There are a number of potentially conflicting outcomes possible under this bill: SAUs with budget caps, funded by districts that don’t all have caps; taxes that rise despite a cap because not every district voted the same way; bigger districts forcing SAU caps on smaller ones because of sheer size, etc. These conflicting outcomes and complex questions would require staff time, likely at the SAU level, to figure out and track. Which could mean increased costs for administration to figure out increasingly complex requirements, but without the financial flexibility to actually pay for increased administration due to the caps.
SAU budgets
The definition of SAU budgets in the bill seems to conflict with the language in the question. The ballot question is clear: it is to cap spending at 6% of the appropriations of all districts in an SAU. In our SAU 39 case, we add up Mont Vernon, Amherst, and Souhegan’s budgets, calculate 6%, and that is the limit on SAU appropriations (how it is divided across districts is not dictated by the bill). But the list of items to be included in an SAU budget seems to go beyond what you’d find in a standard budget line item, and seems to include some district-level staff, who may not always be SAU staff. Calculating this budget as defined in the bill is not a simple task, and it’s going to require extra administrative support to ensure SAUs are complying with administrative spending caps.

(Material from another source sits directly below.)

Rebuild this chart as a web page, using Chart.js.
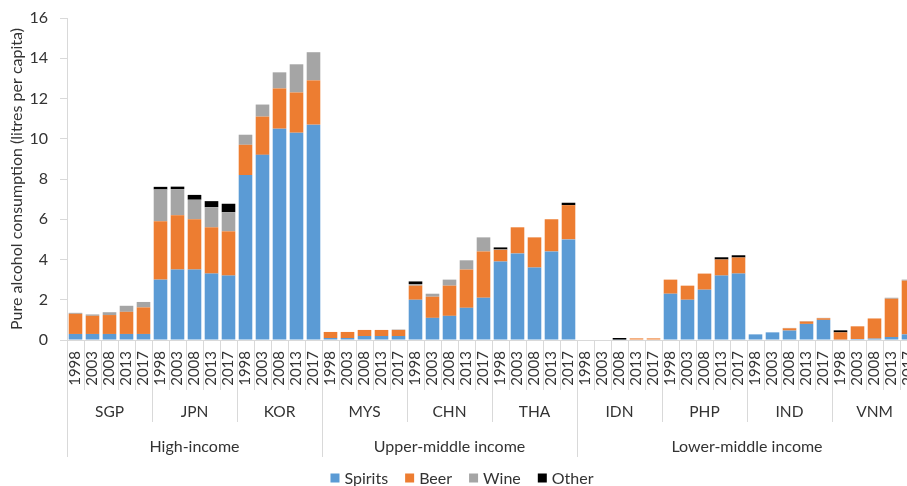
<!DOCTYPE html>
<html>
<head>
<meta charset="utf-8">
<script src="https://cdn.jsdelivr.net/npm/chart.js@4.4.1/dist/chart.umd.min.js"></script>
<style>
html,body{margin:0;padding:0;background:#fff;overflow:hidden;}
#wrap{width:920px;height:486px;}
</style>
</head>
<body>
<div id="wrap"><canvas id="c" width="920" height="486"></canvas></div>
<script>
// ---- data ----
const years = ["1998","2003","2008","2013","2017"];
const countries = ["SGP","JPN","KOR","MYS","CHN","THA","IDN","PHP","IND","VNM"];
const incomeGroups = ["High-income","Upper-middle income","Lower-middle income"];
const countriesPerGroup = [3,3,4];
const seriesNames = ["Spirits","Beer","Wine","Other"];
const seriesColors = ["#5b9bd5","#ed7d31","#a5a5a5","#000000"];

const spirits = [
  0.3,0.3,0.3,0.3,0.3,        // SGP
  3.0,3.5,3.5,3.3,3.2,        // JPN
  8.2,9.2,10.5,10.3,10.7,     // KOR
  0.1,0.1,0.2,0.2,0.2,        // MYS
  2.0,1.1,1.2,1.6,2.1,        // CHN
  3.9,4.3,3.6,4.4,5.0,        // THA
  0,0,0.02,0,0,               // IDN
  2.3,2.0,2.5,3.2,3.3,        // PHP
  0.28,0.38,0.47,0.8,1.0,     // IND
  0.02,0.05,0.07,0.15,0.28    // VNM
];
const beer = [
  1.0,0.9,0.94,1.1,1.32,
  2.9,2.7,2.5,2.3,2.2,
  1.5,1.9,2.0,2.0,2.2,
  0.3,0.3,0.3,0.3,0.3,
  0.7,1.05,1.5,1.9,2.3,
  0.58,1.3,1.5,1.6,1.7,
  0,0,0,0.08,0.08,
  0.7,0.7,0.8,0.8,0.8,
  0,0,0.11,0.12,0.08,
  0.36,0.63,1.0,1.9,2.67
];
const wine = [
  0.05,0.07,0.14,0.3,0.27,
  1.58,1.3,0.97,1.0,0.95,
  0.5,0.6,0.8,1.4,1.4,
  0,0,0,0,0.02,
  0.08,0.15,0.3,0.46,0.7,
  0.02,0,0,0,0,
  0,0,0,0,0,
  0,0,0,0,0,
  0,0,0.02,0.02,0.02,
  0,0,0,0.05,0.05
];
const other = [
  0,0,0,0,0,
  0.13,0.12,0.24,0.3,0.42,
  0,0,0,0,0,
  0,0,0,0,0,
  0.13,0,0,0,0,
  0.1,0,0,0,0.12,
  0,0,0.08,0,0,
  0,0,0,0.11,0.11,
  0,0,0,0,0,
  0.1,0,0,0,0
];
const yTicks = {min:0, max:16, step:2};
const yTitle = "Pure alcohol consumption (litres per capita)";

// ---- labels ----
const labels = [];
countries.forEach(c => years.forEach(y => labels.push(c + " " + y)));
const seriesData = [spirits, beer, wine, other];

const FONT = "Lato, 'Open Sans', 'DejaVu Sans', sans-serif";
const TXT = "#333333";
const AXIS = "#d9d9d9";

const multiAxis = {
  id: 'multiAxis',
  afterDraw(chart) {
    const ctx = chart.ctx;
    const xs = chart.scales.x;
    const base = chart.chartArea.bottom;
    const n = labels.length;
    const px = i => xs.getPixelForValue(i);
    const half = (px(1) - px(0)) / 2;
    const edge = i => (i === 0 ? px(0) - half : (i === n ? px(n - 1) + half : (px(i - 1) + px(i)) / 2));
    ctx.save();
    ctx.strokeStyle = AXIS;
    ctx.lineWidth = 1;
    // separators
    for (let i = 0; i <= n; i++) {
      let len = 50;
      if (i % years.length === 0) len = 82;
      let idx = i / years.length, acc = 0;
      if (i % years.length === 0) {
        for (let g = 0; g <= countriesPerGroup.length; g++) {
          if (idx === acc) { len = 117; break; }
          if (g < countriesPerGroup.length) acc += countriesPerGroup[g];
        }
      }
      const x = Math.round(edge(i)) + 0.5;
      ctx.beginPath();
      ctx.moveTo(x, base);
      ctx.lineTo(x, base + len);
      ctx.stroke();
    }
    // year labels
    ctx.fillStyle = TXT;
    ctx.font = "15px " + FONT;
    ctx.textAlign = "right";
    ctx.textBaseline = "middle";
    for (let i = 0; i < n; i++) {
      ctx.save();
      ctx.translate(px(i), base + 11);
      ctx.rotate(-Math.PI / 2);
      ctx.fillText(years[i % years.length], 0, 0);
      ctx.restore();
    }
    // country labels
    ctx.textAlign = "center";
    ctx.font = "15.5px " + FONT;
    countries.forEach((c, k) => {
      const a = edge(k * years.length), b = edge((k + 1) * years.length);
      ctx.fillText(c, (a + b) / 2, base + 72);
    });
    // income group labels
    ctx.font = "16px " + FONT;
    let start = 0;
    incomeGroups.forEach((g, k) => {
      const a = edge(start * years.length), b = edge((start + countriesPerGroup[k]) * years.length);
      ctx.fillText(g, (a + b) / 2, base + 107);
      start += countriesPerGroup[k];
    });
    // legend
    ctx.font = "16px " + FONT;
    ctx.textAlign = "left";
    const box = 9, gapBoxText = 5, gapItems = 17;
    const widths = seriesNames.map(s => box + gapBoxText + ctx.measureText(s).width);
    const total = widths.reduce((a, b) => a + b, 0) + gapItems * (seriesNames.length - 1);
    let lx = 462 - total / 2;
    const ly = 478;
    seriesNames.forEach((s, k) => {
      ctx.fillStyle = seriesColors[k];
      ctx.fillRect(lx, ly - box / 2, box, box);
      ctx.fillStyle = TXT;
      ctx.fillText(s, lx + box + gapBoxText, ly + 1);
      lx += widths[k] + gapItems;
    });
    ctx.restore();
  }
};

new Chart(document.getElementById('c'), {
  type: 'bar',
  data: {
    labels: labels,
    datasets: seriesNames.map((s, k) => ({
      label: s,
      data: seriesData[k],
      backgroundColor: seriesColors[k],
      borderWidth: 0,
      barPercentage: 0.8,
      categoryPercentage: 1.0
    }))
  },
  options: {
    responsive: false,
    animation: false,
    layout: { padding: { top: 18, right: 3, left: 0, bottom: 0 } },
    plugins: { legend: { display: false }, tooltip: { enabled: false } },
    scales: {
      x: {
        stacked: true,
        grid: { display: false },
        border: { display: true, color: AXIS, width: 1 },
        ticks: { display: false },
        afterFit(scale) { scale.height = 146; scale.paddingLeft = 0; scale.paddingRight = 0; }
      },
      y: {
        stacked: true,
        min: yTicks.min,
        max: yTicks.max,
        ticks: { stepSize: yTicks.step, color: TXT, font: { size: 16, family: FONT }, padding: 12 },
        grid: { drawOnChartArea: false, drawTicks: true, tickLength: 7, color: AXIS },
        border: { display: true, color: AXIS, width: 1 },
        title: { display: true, text: yTitle, color: TXT, font: { size: 16, family: FONT }, padding: { top: 7, bottom: 0 } },
        afterFit(scale) { scale.width = 67; scale.paddingTop = 0; scale.paddingBottom = 0; }
      }
    }
  },
  plugins: [multiAxis]
});
</script>
</body>
</html>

Tax caps in the context of increasing uncertainty and complexity
Beyond the technical questions, there is a core challenge to tax caps: the legislature continues to pass legislation that makes budgets less predictable.
Take open enrollment. Under the version of HB 751 that emerged from the Committee of Conference, districts must allow up to 10% of students to enroll elsewhere and have their tuition paid by their resident district. What happens when a district gets an unexpected tuition bill that puts them over budget – and they can’t fill gaps because of a tax cap? How do districts build a budget within a tax cap when an unknown number of students might enroll elsewhere?
Then there’s HB 1817, which guarantees voucher students free access to public school courses and activities. What happens when a district has to pay a teacher to create another section of AP chemistry to meet demand from EFA students, but they have no authority to raise the money?
There’s also the special education funding bill, HB 1563, that reimburses districts for lower cost special ed cases but also phases out reimbursement for the highest cost cases, and requires detailed documentation to secure reimbursement. There will be inevitable unpredictability in special education budgets and increased need for administrative oversight, and districts won’t have the ability to fill the gaps. What if the increased administrative spending to comply with special education reporting requirements tips an SAU budget over 6%?
And of course, there’s HB 1610, which makes it harder for districts to raise and spend contingency funds. Without contingency funds, and under a tax cap, how are districts supposed to respond to increasingly unpredictable costs?
If lawmakers really wanted to lower property taxes, they would consider ways to meaningfully lessen the burden on school districts and to make budgets more predictable, rather than increasing the burden by applying an artificial cap that will require legal and administrative spending to manage and continuing to pile on new and expensive requirements.